While it seems that the Korean border clashes and the general disinterest from the corporate media about reporting on class war in Europe have eclipsed somewhat this important news item, I think that the Irish revolt against EU-IMF imposed budget cuts and eternal loans (including destruction of national sovereignty) merits more attention.
In practical terms incumbent Taoiseach (PM) Brian Cowen is finished: his coalition is broken and the people and the opposition demand elections before the 2011 budget is even discussed. The ruling party is resisting but I understand they are effectively doomed to call for elections and fight their surrender to Brussels and the IMF at the polls, where they will be unavoidably defeated.
Sinn Feinn protesters even stormed the courtyard of the Parliament, briefly today clashing with police. In a separate incident, offices of the ruling party Fianna Fail were attacked and the word "TRAITORS" painted on the facade (source: Euronews, includes video).
I understand that Ireland is right now at a critical crossroads, maybe between a rock and a hard place. The EU-imposed bailout is simply not acceptable: we have already seen how such poisoned "gifts" work in Lithuania, Hungary or Greece, destroying all the productive economy and kidnapping public accounts to serve the interests of predatory banks from other countries.
An alternative path was set by Iceland, which decided against renouncing to its self-rule in the benefit of multinational corporate vampires. Of course it's a path that may involve bankruptcy and even moving out from the Eurozone, it's not an easy path indeed, but the medicine of Brussels has ill intent and may rather kill the patient in the cannibal orgy that is ongoing in this sad version of the European dream, turned nightmare.

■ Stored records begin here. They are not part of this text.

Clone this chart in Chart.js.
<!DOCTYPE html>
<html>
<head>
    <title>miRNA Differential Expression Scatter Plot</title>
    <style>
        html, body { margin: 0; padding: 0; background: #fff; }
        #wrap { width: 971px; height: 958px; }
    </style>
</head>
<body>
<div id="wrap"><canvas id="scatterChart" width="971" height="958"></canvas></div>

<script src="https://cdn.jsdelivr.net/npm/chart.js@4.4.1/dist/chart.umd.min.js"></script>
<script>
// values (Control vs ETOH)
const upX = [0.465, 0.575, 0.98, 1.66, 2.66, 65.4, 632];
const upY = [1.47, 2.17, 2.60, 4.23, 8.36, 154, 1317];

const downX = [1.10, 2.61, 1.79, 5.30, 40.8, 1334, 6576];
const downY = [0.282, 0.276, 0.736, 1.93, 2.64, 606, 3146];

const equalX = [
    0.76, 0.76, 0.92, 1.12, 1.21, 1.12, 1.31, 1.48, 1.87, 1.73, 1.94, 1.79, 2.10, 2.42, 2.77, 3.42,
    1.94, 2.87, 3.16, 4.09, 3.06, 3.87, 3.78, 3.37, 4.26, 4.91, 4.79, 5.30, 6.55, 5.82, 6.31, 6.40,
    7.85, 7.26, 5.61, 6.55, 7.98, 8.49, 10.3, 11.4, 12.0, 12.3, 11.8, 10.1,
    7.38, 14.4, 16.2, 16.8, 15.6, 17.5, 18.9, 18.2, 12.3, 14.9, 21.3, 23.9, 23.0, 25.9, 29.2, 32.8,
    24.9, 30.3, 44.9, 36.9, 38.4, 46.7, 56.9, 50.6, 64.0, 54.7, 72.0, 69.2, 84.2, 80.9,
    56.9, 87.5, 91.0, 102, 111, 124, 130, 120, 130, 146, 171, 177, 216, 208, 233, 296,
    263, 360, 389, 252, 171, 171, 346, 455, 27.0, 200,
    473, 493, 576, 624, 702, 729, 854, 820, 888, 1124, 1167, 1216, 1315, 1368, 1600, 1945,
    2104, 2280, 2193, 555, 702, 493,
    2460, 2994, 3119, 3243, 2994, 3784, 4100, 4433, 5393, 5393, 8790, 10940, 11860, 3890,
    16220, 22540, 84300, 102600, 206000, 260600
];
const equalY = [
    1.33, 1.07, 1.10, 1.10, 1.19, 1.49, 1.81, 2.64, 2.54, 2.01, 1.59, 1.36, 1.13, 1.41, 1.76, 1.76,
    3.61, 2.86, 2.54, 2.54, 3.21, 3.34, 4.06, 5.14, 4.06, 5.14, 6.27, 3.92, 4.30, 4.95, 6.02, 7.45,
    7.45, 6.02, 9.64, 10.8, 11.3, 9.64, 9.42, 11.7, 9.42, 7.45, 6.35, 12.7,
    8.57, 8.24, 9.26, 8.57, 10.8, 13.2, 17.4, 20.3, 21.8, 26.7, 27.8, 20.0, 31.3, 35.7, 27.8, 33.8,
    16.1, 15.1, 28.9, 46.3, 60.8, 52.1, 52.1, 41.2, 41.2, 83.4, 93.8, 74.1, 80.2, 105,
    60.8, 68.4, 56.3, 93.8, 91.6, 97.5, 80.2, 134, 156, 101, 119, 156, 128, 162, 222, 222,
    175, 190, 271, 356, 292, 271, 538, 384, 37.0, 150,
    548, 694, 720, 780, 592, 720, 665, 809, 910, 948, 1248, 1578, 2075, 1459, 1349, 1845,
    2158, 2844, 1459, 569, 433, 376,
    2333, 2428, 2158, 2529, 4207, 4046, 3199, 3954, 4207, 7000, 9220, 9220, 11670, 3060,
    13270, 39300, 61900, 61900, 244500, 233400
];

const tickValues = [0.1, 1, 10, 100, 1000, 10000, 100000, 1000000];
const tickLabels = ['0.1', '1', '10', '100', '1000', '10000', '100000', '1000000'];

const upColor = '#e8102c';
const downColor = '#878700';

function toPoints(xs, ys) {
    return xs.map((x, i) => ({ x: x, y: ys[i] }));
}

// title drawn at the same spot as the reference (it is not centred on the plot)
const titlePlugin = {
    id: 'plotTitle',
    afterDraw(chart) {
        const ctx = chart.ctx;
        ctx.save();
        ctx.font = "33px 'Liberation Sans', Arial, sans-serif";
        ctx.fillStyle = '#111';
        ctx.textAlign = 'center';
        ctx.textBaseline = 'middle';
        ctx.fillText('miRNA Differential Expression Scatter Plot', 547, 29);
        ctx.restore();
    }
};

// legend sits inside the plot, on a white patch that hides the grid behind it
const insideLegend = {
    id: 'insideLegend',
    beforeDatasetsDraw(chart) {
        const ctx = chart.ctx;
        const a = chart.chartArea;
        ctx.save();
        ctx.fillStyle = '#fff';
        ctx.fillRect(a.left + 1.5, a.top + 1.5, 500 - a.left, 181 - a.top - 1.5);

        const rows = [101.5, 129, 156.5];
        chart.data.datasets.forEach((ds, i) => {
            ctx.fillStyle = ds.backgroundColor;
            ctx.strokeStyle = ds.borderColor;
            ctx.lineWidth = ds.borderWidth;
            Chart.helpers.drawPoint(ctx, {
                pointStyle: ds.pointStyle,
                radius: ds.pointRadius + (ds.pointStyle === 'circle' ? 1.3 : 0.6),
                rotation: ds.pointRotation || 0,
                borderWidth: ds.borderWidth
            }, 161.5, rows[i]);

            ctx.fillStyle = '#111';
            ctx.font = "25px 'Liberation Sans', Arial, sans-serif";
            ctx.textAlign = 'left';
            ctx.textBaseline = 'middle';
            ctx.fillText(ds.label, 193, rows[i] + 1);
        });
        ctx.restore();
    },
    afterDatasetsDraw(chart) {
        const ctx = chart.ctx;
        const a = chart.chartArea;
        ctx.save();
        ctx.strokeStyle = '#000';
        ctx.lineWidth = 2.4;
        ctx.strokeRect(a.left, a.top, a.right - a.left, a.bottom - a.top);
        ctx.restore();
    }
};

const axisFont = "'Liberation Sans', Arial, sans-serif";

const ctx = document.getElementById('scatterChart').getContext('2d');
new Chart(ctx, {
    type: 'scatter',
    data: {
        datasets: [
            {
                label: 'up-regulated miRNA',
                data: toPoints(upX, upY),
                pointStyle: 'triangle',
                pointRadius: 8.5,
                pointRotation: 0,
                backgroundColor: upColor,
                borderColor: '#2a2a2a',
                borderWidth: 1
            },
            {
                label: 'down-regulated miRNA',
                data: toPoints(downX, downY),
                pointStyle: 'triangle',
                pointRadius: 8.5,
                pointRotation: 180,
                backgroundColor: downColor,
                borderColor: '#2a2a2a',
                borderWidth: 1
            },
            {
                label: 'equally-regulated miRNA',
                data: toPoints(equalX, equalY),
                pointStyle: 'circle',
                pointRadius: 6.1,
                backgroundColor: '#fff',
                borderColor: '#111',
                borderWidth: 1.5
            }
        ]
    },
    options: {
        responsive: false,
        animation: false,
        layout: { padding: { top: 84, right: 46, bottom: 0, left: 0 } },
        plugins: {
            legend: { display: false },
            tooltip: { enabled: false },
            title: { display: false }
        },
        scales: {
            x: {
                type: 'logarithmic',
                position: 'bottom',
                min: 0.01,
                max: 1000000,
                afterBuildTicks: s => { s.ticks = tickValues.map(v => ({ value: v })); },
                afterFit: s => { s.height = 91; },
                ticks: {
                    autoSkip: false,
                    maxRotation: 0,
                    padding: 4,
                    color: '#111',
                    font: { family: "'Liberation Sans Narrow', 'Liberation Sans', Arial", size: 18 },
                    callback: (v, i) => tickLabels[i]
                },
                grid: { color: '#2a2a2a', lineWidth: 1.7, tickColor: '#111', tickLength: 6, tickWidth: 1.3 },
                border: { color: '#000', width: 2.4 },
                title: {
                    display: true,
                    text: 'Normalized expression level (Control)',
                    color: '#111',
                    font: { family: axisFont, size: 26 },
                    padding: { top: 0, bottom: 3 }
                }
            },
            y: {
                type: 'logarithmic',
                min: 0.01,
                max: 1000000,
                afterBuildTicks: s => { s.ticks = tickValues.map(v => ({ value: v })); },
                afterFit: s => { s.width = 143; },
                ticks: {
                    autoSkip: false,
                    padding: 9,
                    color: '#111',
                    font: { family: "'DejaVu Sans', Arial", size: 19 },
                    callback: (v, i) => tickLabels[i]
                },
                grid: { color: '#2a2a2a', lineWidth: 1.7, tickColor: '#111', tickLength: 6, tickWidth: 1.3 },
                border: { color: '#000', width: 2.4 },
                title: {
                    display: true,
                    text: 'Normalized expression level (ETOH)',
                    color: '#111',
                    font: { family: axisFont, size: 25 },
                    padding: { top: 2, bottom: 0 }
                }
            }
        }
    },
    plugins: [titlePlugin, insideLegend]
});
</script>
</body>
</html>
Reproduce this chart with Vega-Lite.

|The real Europe - click to expand|
The real problem of the Eurozone
There is a very nice article at VOX today by Stanley M. Black which explains what went wrong with the Eurozone: it has benefited the central and more developed economies and it has severely hurt the peripheral less solid ones, even if for some time it helped feed speculative bubbles which hid the ugly reality to some extent.
The article really merits some mention because it goes well beyond of the usual "Germany cool, Greece sucks" kind of imperialist junk we get to read most of the time. It is clear that Germany would not be that cool if Greece would not suck: it is the first law of thermodynamics: energy (or wealth) is not created nor destroyed, only transformed (or moved from one place to another).
You can see in the above graphic how the euro damaged the competitivity of the peripheral countries by causing inflation that drove prices near (or even higher in the Greek case) to those of Germany and other core European states. In a very much related effect, the costs (prices) of the central states tended to fall.
You can also see in the above graph how the Irish competitiveness index is not that bad, specially when you compare with Greece, Spain or the worst case of all: Italy. Italy is being held in cottons but it is bound to explode and it is a major European country, a G7 member... and a country with a strong class war tradition in spite of the dominance of the Papacy and the highly competitive (tax-free, relgulations-exempt) mafias.